Problem statement: Retype each line exactly. Skip images.

Dataset excerpt:

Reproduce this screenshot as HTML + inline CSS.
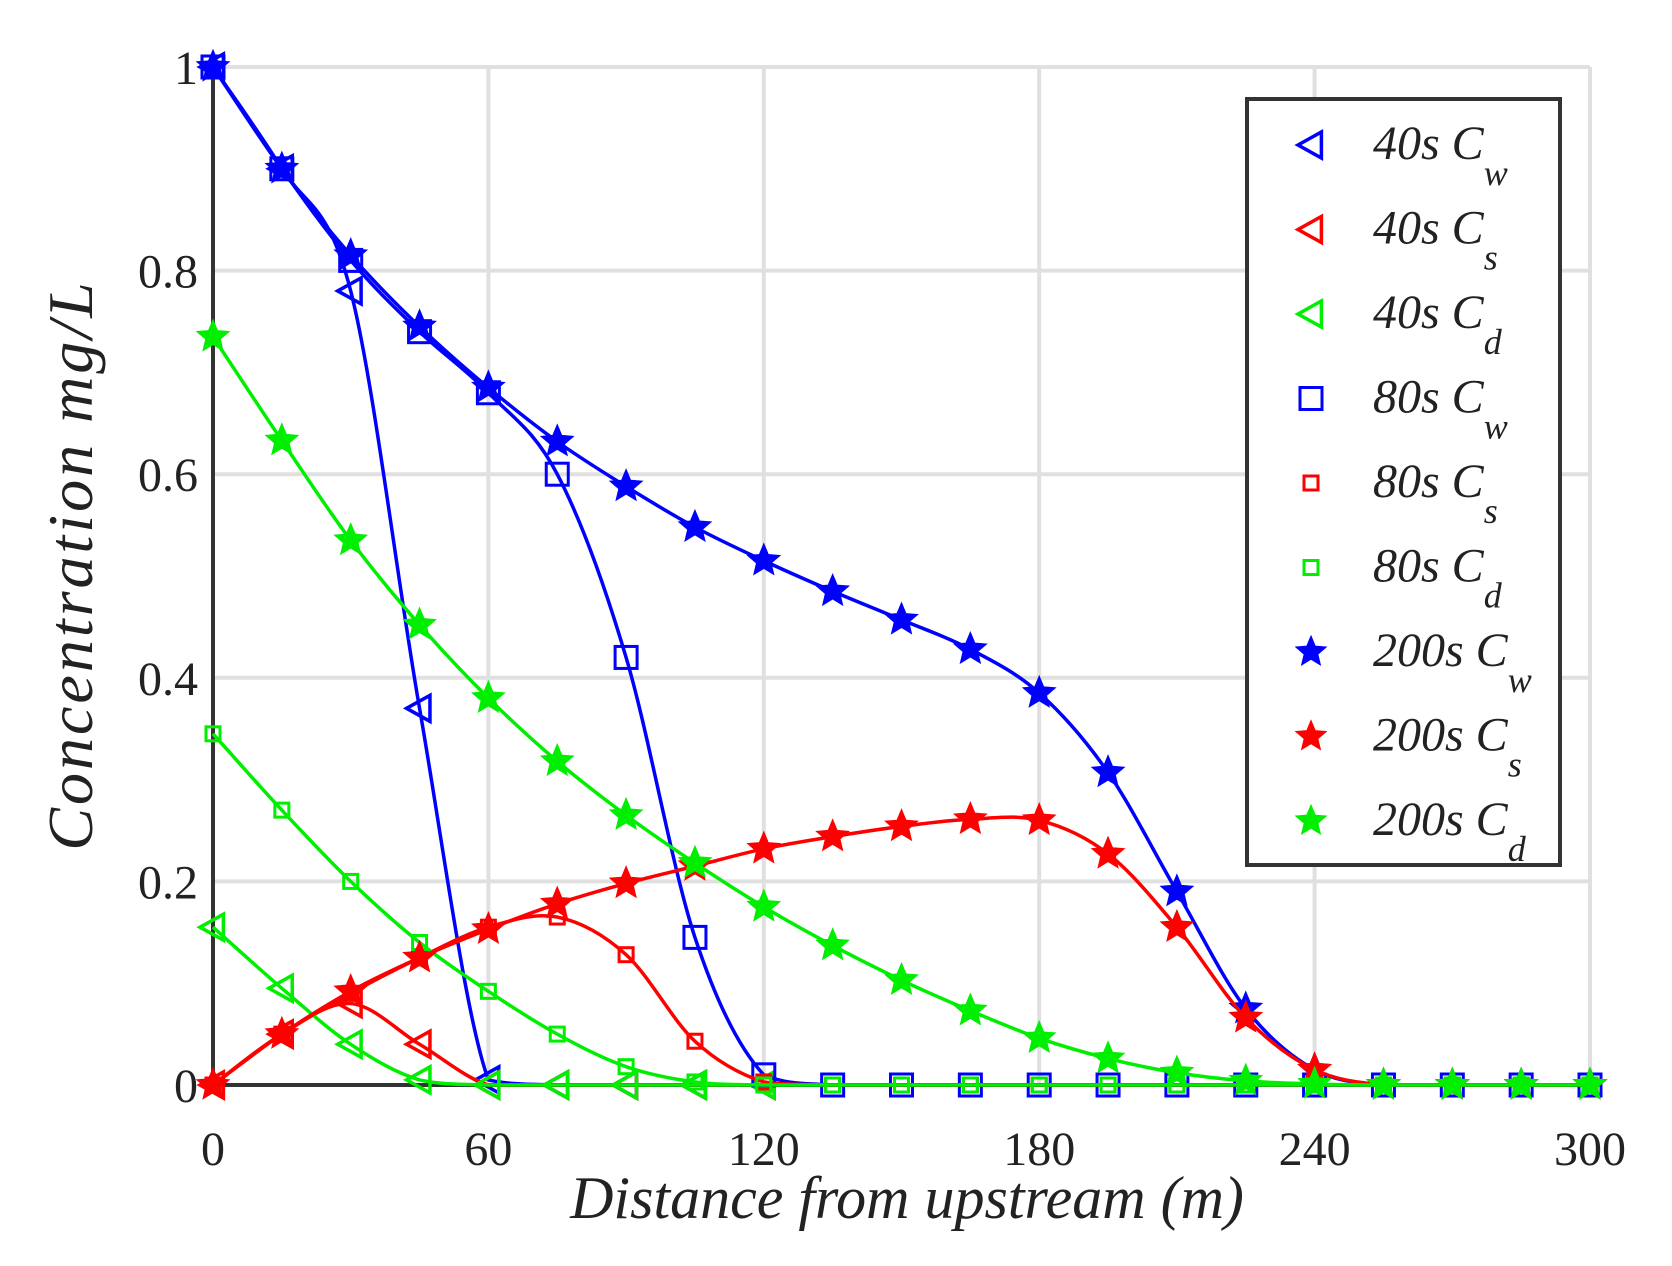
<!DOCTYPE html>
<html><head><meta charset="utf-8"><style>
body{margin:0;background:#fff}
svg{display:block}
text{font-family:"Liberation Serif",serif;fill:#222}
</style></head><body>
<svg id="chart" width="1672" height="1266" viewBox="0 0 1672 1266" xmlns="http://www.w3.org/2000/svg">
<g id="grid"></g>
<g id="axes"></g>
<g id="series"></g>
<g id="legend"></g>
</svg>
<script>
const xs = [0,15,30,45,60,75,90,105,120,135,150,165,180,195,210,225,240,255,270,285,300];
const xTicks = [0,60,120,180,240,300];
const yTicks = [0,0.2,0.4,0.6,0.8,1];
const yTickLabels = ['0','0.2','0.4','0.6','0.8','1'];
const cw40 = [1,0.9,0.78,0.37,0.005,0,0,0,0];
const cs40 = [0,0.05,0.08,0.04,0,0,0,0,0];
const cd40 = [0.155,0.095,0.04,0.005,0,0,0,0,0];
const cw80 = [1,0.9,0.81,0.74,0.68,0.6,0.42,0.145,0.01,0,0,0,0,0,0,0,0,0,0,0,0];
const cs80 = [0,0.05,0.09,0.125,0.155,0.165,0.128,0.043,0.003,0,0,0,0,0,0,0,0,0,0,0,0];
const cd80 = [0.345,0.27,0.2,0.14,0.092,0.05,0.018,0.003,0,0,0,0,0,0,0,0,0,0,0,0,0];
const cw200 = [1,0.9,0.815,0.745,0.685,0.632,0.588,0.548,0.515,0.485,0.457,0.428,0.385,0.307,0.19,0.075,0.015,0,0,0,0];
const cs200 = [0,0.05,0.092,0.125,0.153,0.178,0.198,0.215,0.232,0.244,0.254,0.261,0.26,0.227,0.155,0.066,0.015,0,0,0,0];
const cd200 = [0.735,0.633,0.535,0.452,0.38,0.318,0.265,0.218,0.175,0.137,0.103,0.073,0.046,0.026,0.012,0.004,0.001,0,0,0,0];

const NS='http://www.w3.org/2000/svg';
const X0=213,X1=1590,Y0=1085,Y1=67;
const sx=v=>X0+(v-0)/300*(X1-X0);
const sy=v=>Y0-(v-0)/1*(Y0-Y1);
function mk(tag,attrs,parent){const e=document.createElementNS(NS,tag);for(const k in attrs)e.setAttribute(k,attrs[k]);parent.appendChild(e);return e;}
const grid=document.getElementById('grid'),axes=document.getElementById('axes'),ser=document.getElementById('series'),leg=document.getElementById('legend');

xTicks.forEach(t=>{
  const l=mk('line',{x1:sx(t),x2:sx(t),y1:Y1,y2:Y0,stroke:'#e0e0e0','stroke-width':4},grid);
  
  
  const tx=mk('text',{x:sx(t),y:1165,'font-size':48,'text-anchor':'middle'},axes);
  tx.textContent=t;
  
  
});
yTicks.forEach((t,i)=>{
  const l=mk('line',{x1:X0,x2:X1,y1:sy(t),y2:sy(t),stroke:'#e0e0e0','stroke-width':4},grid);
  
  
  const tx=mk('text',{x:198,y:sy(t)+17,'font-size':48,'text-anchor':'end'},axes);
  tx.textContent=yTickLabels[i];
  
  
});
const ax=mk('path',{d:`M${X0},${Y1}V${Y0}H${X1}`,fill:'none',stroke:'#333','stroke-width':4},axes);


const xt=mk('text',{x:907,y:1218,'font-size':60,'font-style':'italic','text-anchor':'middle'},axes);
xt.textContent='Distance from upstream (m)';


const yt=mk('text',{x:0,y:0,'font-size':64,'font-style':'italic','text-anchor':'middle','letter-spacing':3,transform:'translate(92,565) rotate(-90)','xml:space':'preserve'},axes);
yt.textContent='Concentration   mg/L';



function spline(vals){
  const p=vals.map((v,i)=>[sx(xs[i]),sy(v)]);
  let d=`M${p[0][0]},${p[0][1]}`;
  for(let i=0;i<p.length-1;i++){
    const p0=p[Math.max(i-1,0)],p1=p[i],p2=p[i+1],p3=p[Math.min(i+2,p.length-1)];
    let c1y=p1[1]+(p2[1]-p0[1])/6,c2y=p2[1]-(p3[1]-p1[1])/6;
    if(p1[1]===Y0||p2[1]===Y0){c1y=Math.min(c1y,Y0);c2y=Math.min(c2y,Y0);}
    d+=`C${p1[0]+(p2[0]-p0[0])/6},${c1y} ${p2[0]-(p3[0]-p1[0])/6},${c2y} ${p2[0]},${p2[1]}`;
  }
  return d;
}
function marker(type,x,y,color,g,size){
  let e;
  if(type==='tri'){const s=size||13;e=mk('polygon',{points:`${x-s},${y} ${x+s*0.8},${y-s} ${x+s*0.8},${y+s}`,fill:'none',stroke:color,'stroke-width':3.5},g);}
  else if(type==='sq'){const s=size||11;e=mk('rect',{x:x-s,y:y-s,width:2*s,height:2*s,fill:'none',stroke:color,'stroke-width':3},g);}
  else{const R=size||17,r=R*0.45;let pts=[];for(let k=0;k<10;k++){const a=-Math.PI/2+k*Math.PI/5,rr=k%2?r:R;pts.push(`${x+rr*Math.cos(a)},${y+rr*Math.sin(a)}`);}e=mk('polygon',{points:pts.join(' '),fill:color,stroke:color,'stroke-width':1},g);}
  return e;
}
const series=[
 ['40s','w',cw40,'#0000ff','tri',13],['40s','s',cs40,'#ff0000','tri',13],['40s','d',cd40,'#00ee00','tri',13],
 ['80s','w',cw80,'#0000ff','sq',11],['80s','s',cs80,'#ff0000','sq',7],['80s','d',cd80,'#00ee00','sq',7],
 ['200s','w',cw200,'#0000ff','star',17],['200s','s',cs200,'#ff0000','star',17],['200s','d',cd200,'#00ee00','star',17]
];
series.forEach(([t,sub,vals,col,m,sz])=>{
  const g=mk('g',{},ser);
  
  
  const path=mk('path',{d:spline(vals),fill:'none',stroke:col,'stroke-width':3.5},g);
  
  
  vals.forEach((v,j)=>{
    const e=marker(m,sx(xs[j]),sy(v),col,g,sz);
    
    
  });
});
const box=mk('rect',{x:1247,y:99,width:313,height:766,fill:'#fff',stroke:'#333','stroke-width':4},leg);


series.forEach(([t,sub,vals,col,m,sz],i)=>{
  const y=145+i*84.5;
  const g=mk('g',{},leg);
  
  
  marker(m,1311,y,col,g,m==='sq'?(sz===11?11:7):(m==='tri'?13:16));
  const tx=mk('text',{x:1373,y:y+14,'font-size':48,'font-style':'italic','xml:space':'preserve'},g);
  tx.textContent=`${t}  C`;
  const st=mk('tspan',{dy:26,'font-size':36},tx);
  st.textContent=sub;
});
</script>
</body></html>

Solution for this task:
Reproduce this screenshot as HTML + inline CSS.
<!DOCTYPE html>
<html><head><meta charset="utf-8"><style>
body{margin:0;background:#fff}
svg{display:block}
text{font-family:"Liberation Serif",serif;fill:#222}
</style></head><body>
<svg id="chart" width="1672" height="1266" viewBox="0 0 1672 1266" xmlns="http://www.w3.org/2000/svg">
<g id="grid"></g>
<g id="axes"></g>
<g id="series"></g>
<g id="legend"></g>
</svg>
<script>
const xs = [0,15,30,45,60,75,90,105,120,135,150,165,180,195,210,225,240,255,270,285,300];
const xTicks = [0,60,120,180,240,300];
const yTicks = [0,0.2,0.4,0.6,0.8,1];
const yTickLabels = ['0','0.2','0.4','0.6','0.8','1'];
const cw40 = [1,0.9,0.78,0.37,0.005,0,0,0,0];
const cs40 = [0,0.05,0.08,0.04,0,0,0,0,0];
const cd40 = [0.155,0.095,0.04,0.005,0,0,0,0,0];
const cw80 = [1,0.9,0.81,0.74,0.68,0.6,0.42,0.145,0.01,0,0,0,0,0,0,0,0,0,0,0,0];
const cs80 = [0,0.05,0.09,0.125,0.155,0.165,0.128,0.043,0.003,0,0,0,0,0,0,0,0,0,0,0,0];
const cd80 = [0.345,0.27,0.2,0.14,0.092,0.05,0.018,0.003,0,0,0,0,0,0,0,0,0,0,0,0,0];
const cw200 = [1,0.9,0.815,0.745,0.685,0.632,0.588,0.548,0.515,0.485,0.457,0.428,0.385,0.307,0.19,0.075,0.015,0,0,0,0];
const cs200 = [0,0.05,0.092,0.125,0.153,0.178,0.198,0.215,0.232,0.244,0.254,0.261,0.26,0.227,0.155,0.066,0.015,0,0,0,0];
const cd200 = [0.735,0.633,0.535,0.452,0.38,0.318,0.265,0.218,0.175,0.137,0.103,0.073,0.046,0.026,0.012,0.004,0.001,0,0,0,0];

const NS='http://www.w3.org/2000/svg';
const X0=213,X1=1590,Y0=1085,Y1=67;
const sx=v=>X0+(v-0)/300*(X1-X0);
const sy=v=>Y0-(v-0)/1*(Y0-Y1);
function mk(tag,attrs,parent){const e=document.createElementNS(NS,tag);for(const k in attrs)e.setAttribute(k,attrs[k]);parent.appendChild(e);return e;}
const grid=document.getElementById('grid'),axes=document.getElementById('axes'),ser=document.getElementById('series'),leg=document.getElementById('legend');

xTicks.forEach(t=>{
  const l=mk('line',{x1:sx(t),x2:sx(t),y1:Y1,y2:Y0,stroke:'#e0e0e0','stroke-width':4},grid);
  
  
  const tx=mk('text',{x:sx(t),y:1165,'font-size':48,'text-anchor':'middle'},axes);
  tx.textContent=t;
  
  
});
yTicks.forEach((t,i)=>{
  const l=mk('line',{x1:X0,x2:X1,y1:sy(t),y2:sy(t),stroke:'#e0e0e0','stroke-width':4},grid);
  
  
  const tx=mk('text',{x:198,y:sy(t)+17,'font-size':48,'text-anchor':'end'},axes);
  tx.textContent=yTickLabels[i];
  
  
});
const ax=mk('path',{d:`M${X0},${Y1}V${Y0}H${X1}`,fill:'none',stroke:'#333','stroke-width':4},axes);


const xt=mk('text',{x:907,y:1218,'font-size':60,'font-style':'italic','text-anchor':'middle'},axes);
xt.textContent='Distance from upstream (m)';


const yt=mk('text',{x:0,y:0,'font-size':64,'font-style':'italic','text-anchor':'middle','letter-spacing':3,transform:'translate(92,565) rotate(-90)','xml:space':'preserve'},axes);
yt.textContent='Concentration   mg/L';



function spline(vals){
  const p=vals.map((v,i)=>[sx(xs[i]),sy(v)]);
  let d=`M${p[0][0]},${p[0][1]}`;
  for(let i=0;i<p.length-1;i++){
    const p0=p[Math.max(i-1,0)],p1=p[i],p2=p[i+1],p3=p[Math.min(i+2,p.length-1)];
    let c1y=p1[1]+(p2[1]-p0[1])/6,c2y=p2[1]-(p3[1]-p1[1])/6;
    if(p1[1]===Y0||p2[1]===Y0){c1y=Math.min(c1y,Y0);c2y=Math.min(c2y,Y0);}
    d+=`C${p1[0]+(p2[0]-p0[0])/6},${c1y} ${p2[0]-(p3[0]-p1[0])/6},${c2y} ${p2[0]},${p2[1]}`;
  }
  return d;
}
function marker(type,x,y,color,g,size){
  let e;
  if(type==='tri'){const s=size||13;e=mk('polygon',{points:`${x-s},${y} ${x+s*0.8},${y-s} ${x+s*0.8},${y+s}`,fill:'none',stroke:color,'stroke-width':3.5},g);}
  else if(type==='sq'){const s=size||11;e=mk('rect',{x:x-s,y:y-s,width:2*s,height:2*s,fill:'none',stroke:color,'stroke-width':3},g);}
  else{const R=size||17,r=R*0.45;let pts=[];for(let k=0;k<10;k++){const a=-Math.PI/2+k*Math.PI/5,rr=k%2?r:R;pts.push(`${x+rr*Math.cos(a)},${y+rr*Math.sin(a)}`);}e=mk('polygon',{points:pts.join(' '),fill:color,stroke:color,'stroke-width':1},g);}
  return e;
}
const series=[
 ['40s','w',cw40,'#0000ff','tri',13],['40s','s',cs40,'#ff0000','tri',13],['40s','d',cd40,'#00ee00','tri',13],
 ['80s','w',cw80,'#0000ff','sq',11],['80s','s',cs80,'#ff0000','sq',7],['80s','d',cd80,'#00ee00','sq',7],
 ['200s','w',cw200,'#0000ff','star',17],['200s','s',cs200,'#ff0000','star',17],['200s','d',cd200,'#00ee00','star',17]
];
series.forEach(([t,sub,vals,col,m,sz])=>{
  const g=mk('g',{},ser);
  
  
  const path=mk('path',{d:spline(vals),fill:'none',stroke:col,'stroke-width':3.5},g);
  
  
  vals.forEach((v,j)=>{
    const e=marker(m,sx(xs[j]),sy(v),col,g,sz);
    
    
  });
});
const box=mk('rect',{x:1247,y:99,width:313,height:766,fill:'#fff',stroke:'#333','stroke-width':4},leg);


series.forEach(([t,sub,vals,col,m,sz],i)=>{
  const y=145+i*84.5;
  const g=mk('g',{},leg);
  
  
  marker(m,1311,y,col,g,m==='sq'?(sz===11?11:7):(m==='tri'?13:16));
  const tx=mk('text',{x:1373,y:y+14,'font-size':48,'font-style':'italic','xml:space':'preserve'},g);
  tx.textContent=`${t}  C`;
  const st=mk('tspan',{dy:26,'font-size':36},tx);
  st.textContent=sub;
});
</script>
</body></html>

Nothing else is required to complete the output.